## [What is being asked]
Leave out all pictures and return, exactly as written, the lines from the line containing "Rebuild this chart" to the line containing "ax = fig.add_axes([0, 0, 1, 1])", both ends kept.

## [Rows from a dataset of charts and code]
.....

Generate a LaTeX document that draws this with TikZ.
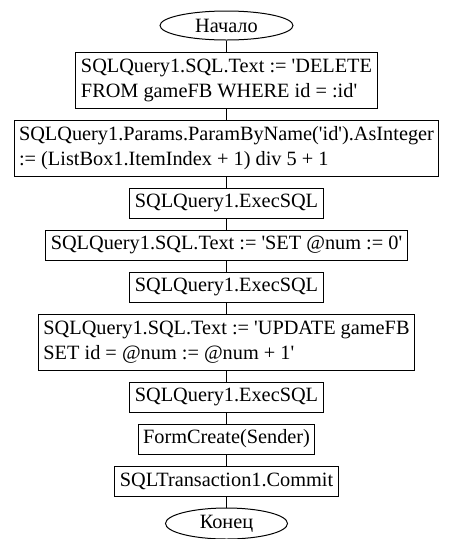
\documentclass[tikz,border=0pt]{standalone}
\usepackage{fontspec}
\setmainfont{Liberation Serif}[Ligatures=TeXOff]
\usepackage{tikz}
\usetikzlibrary{positioning,shapes.geometric}

\begin{document}
\begin{tikzpicture}[x=1pt,y=1pt,node distance=11pt,line width=1pt]
\tikzstyle{txt}=[font=\fontsize{20.3pt}{25pt}\selectfont]
\tikzstyle{term}=[txt,ellipse,draw,inner sep=0pt]
\tikzstyle{op}=[txt,rectangle,draw,inner xsep=5pt,inner ysep=3pt,minimum height=30pt]
\tikzstyle{op2}=[op,align=left,minimum height=56pt]
\useasboundingbox (0,0) rectangle (452,-539);
\node[term,minimum width=133pt,minimum height=29pt] (start) at (226.5,-25.5) {Начало};
\node[op2,below=of start] (del) {SQLQuery1.SQL.Text := 'DELETE\\FROM gameFB WHERE id = :id'};
\node[op2,below=of del] (par) {SQLQuery1.Params.ParamByName('id').AsInteger\\:= (ListBox1.ItemIndex + 1) div 5 + 1};
\node[op,below=of par] (ex1) {SQLQuery1.ExecSQL};
\node[op,below=of ex1] (set) {SQLQuery1.SQL.Text := 'SET @num := 0'};
\node[op,below=of set] (ex2) {SQLQuery1.ExecSQL};
\node[op2,below=of ex2] (upd) {SQLQuery1.SQL.Text := 'UPDATE gameFB\\SET id = @num := @num + 1'};
\node[op,below=of upd] (ex3) {SQLQuery1.ExecSQL};
\node[op,below=of ex3] (form) {FormCreate(Sender)};
\node[op,below=of form] (com) {SQLTransaction1.Commit};
\node[term,minimum width=122pt,minimum height=31pt,below=of com] (stop) {Конец};
\draw (start)--(del);
\draw (del)--(par);
\draw (par)--(ex1);
\draw (ex1)--(set);
\draw (set)--(ex2);
\draw (ex2)--(upd);
\draw (upd)--(ex3);
\draw (ex3)--(form);
\draw (form)--(com);
\draw (com)--(stop);
\end{tikzpicture}
\end{document}
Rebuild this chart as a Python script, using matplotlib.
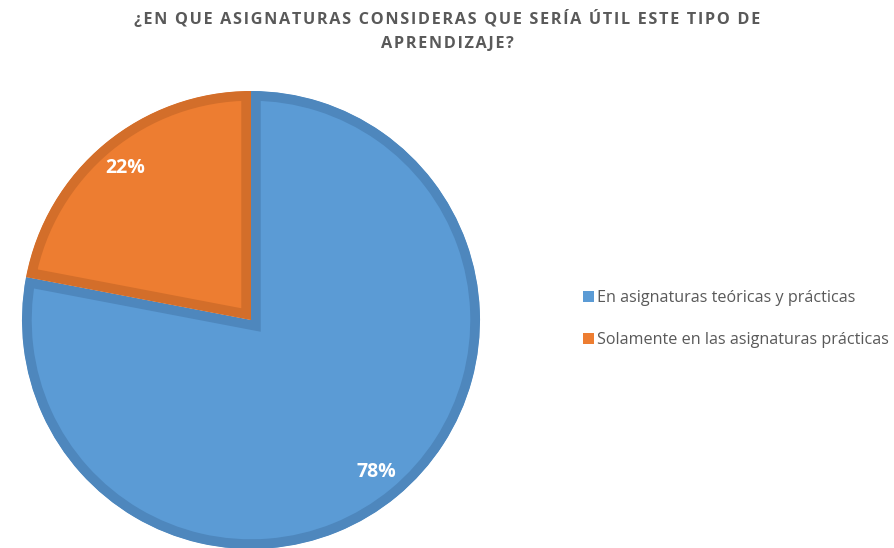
import matplotlib
matplotlib.use("Agg")
import matplotlib.pyplot as plt
from matplotlib.patches import Patch

# data
labels = ["En asignaturas teóricas y prácticas", "Solamente en las asignaturas prácticas"]
values = [78, 22]
fills = ["#5B9BD5", "#ED7D31"]
borders = ["#4E87BD", "#D36E2A"]
title = "¿EN QUE ASIGNATURAS CONSIDERAS QUE SERÍA ÚTIL ESTE TIPO DE\nAPRENDIZAJE?"

W, H = 895, 548
fig = plt.figure(figsize=(W / 100, H / 100), dpi=100)
ax = fig.add_axes([0, 0, 1, 1])

wedges, texts, autotexts = ax.pie(
    values, colors=fills, startangle=90, counterclock=False,
    center=(251, H - 320), radius=229, frame=True,
    autopct="%d%%", pctdistance=0.86,
    textprops=dict(color="white", fontsize=14, fontweight="bold", family="Open Sans"),
    wedgeprops=dict(linewidth=14, joinstyle="miter"),
)
ax.set_xlim(0, W)
ax.set_ylim(0, H)
ax.set_aspect("equal")
ax.axis("off")
for w, bc in zip(wedges, borders):
    w.set_edgecolor(bc)
    # keep the border inside the slice
    w.set_clip_on(True)
    w.set_clip_path(w.get_path(), w.get_transform())

# letter spacing with hair spaces
spaced = "\n".join("\u200a".join(ln) for ln in title.split("\n"))
fig.text(0.5, 1 - 31 / H, spaced, ha="center", va="center", fontsize=11.7,
         fontweight="bold", color="#595959", family=["Open Sans", "DejaVu Sans"],
         linespacing=1.65)

handles = [Patch(facecolor=c, edgecolor="none") for c in fills]
fig.legend(handles, labels, loc="center left", bbox_to_anchor=(583 / W, 1 - 319 / H),
           frameon=False, borderpad=0, borderaxespad=0,
           handlelength=0.68, handleheight=0.68, handletextpad=0.2,
           labelspacing=1.6, prop=dict(family="Open Sans", size=11.6), labelcolor="#595959")

fig.savefig("out.png", dpi=100)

.....

## [The response]
Rebuild this chart as a Python script, using matplotlib.
import matplotlib
matplotlib.use("Agg")
import matplotlib.pyplot as plt
from matplotlib.patches import Patch

# data
labels = ["En asignaturas teóricas y prácticas", "Solamente en las asignaturas prácticas"]
values = [78, 22]
fills = ["#5B9BD5", "#ED7D31"]
borders = ["#4E87BD", "#D36E2A"]
title = "¿EN QUE ASIGNATURAS CONSIDERAS QUE SERÍA ÚTIL ESTE TIPO DE\nAPRENDIZAJE?"

W, H = 895, 548
fig = plt.figure(figsize=(W / 100, H / 100), dpi=100)
ax = fig.add_axes([0, 0, 1, 1])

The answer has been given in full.